M.H. : Alors ? Que pensez-vous des grands DJ actuels ? David Guetta par exemple ?
C.C. : Je suis enchanté de la réussite de David Guetta ! Il a d’ailleurs commencé chez moi. Sa femme, Cathy, a travaillé pendant douze ans chez moi. Je les connais très bien. David est un homme délicieux et extrêmement touchant. Sa musique marche mais elle ne me touche pas. Après, il a trouvé un filon. C’est le DJ qui vend le plus de disques au monde et ça, c’est un exploit alors qu’on ne vend plus de disques. Aujourd’hui, je produis 20 000 disques, avant j’en vendais 200 000. Je suis incapable de faire du David Guetta. C’est aussi pour ça qu’il est le DJ le plus cher sur le marché.

M.H. : Et combien coûte un set par Claude Challe ?
C.C. : Je suis le premier DJ à avoir demandé 10 000 euros pour une soirée ! A l’époque, ça n’existait pas… Aujourd’hui c’est normal. Mais l’argent je ne le garde pas. Je ne suis pas un économe, je préfère faire des cadeaux… Il faut que l’argent tourne. Quand je suis devenu célèbre, j’ai voulu faire des concerts caritatifs à Bali. Quand on est à Monaco, jamais on ne pourrait croire que le monde va mal. Je n’oublie pas qu’ailleurs c’est la pauvreté.
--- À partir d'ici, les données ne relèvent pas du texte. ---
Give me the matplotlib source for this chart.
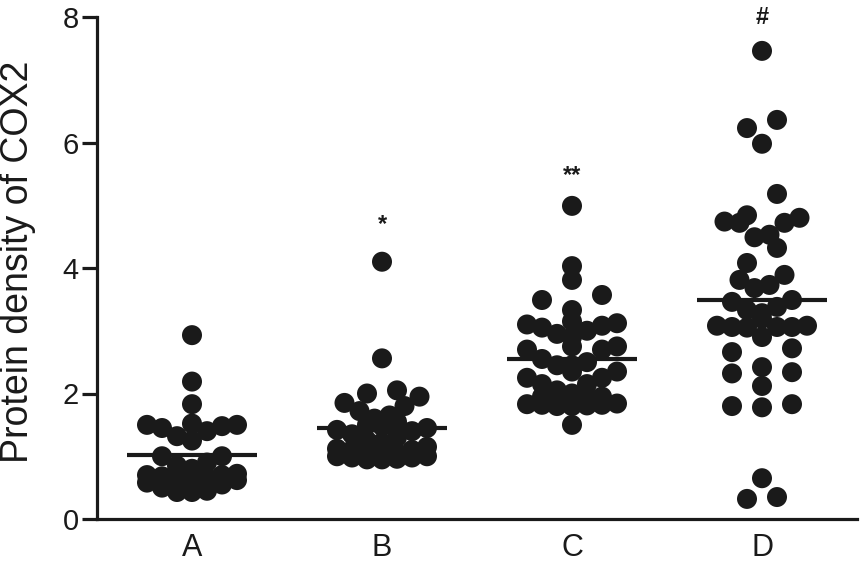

M.H. : Comment avez-vous préparé le set des 16 ans du Buddha Bar ?
C.C. : Je ne prépare jamais rien. C’est au feeling, selon comment je me sens, la vibration, l’énergie… Les nouveaux DJ voyagent avec une clef usb, c’est magnifique… Je suis jaloux ! Je suis un feignant, je n’enregistre rien. J’ai une mémoire visuelle donc j’emmène avec moi 20 à 25 kg de CD.

M.H. : A quoi ressemblait votre vie avant votre réussite ?
C.C. : L’école m’ennuyait. Mon oncle était un coiffeur à la mode. Il avait de belles voitures, de belles filles. Je me suis dit que j’allais faire comme lui. Je lui ai demandé de m’apprendre le métier et j’ai appris très vite. Je me suis fait une clientèle très rapidement parce que j’étais très exubérant… J’avais des costumes rouges, oranges, alors qu’on était dans les années 1960 très conservatrices. Avant, les femmes avaient des mises en plis, des rouleaux… Je les décoiffais et je coupais les cheveux au naturel, comme on fait aujourd’hui. A seulement 19 ans, j’étais déjà riche. Mon vrai nom c’est Challom, je suis né en 1945, il y avait beaucoup de collabos, même après la guerre. Cela m’a porté préjudice quand j’étais jeune, c’est pour cela que j’ai changé de patronyme. Je me battrais aujourd’hui contre les religions. Tous les gens qui meurent à cause d’elles, c’est dramatique. Il faudrait apprendre à nos enfants une spiritualité laïque.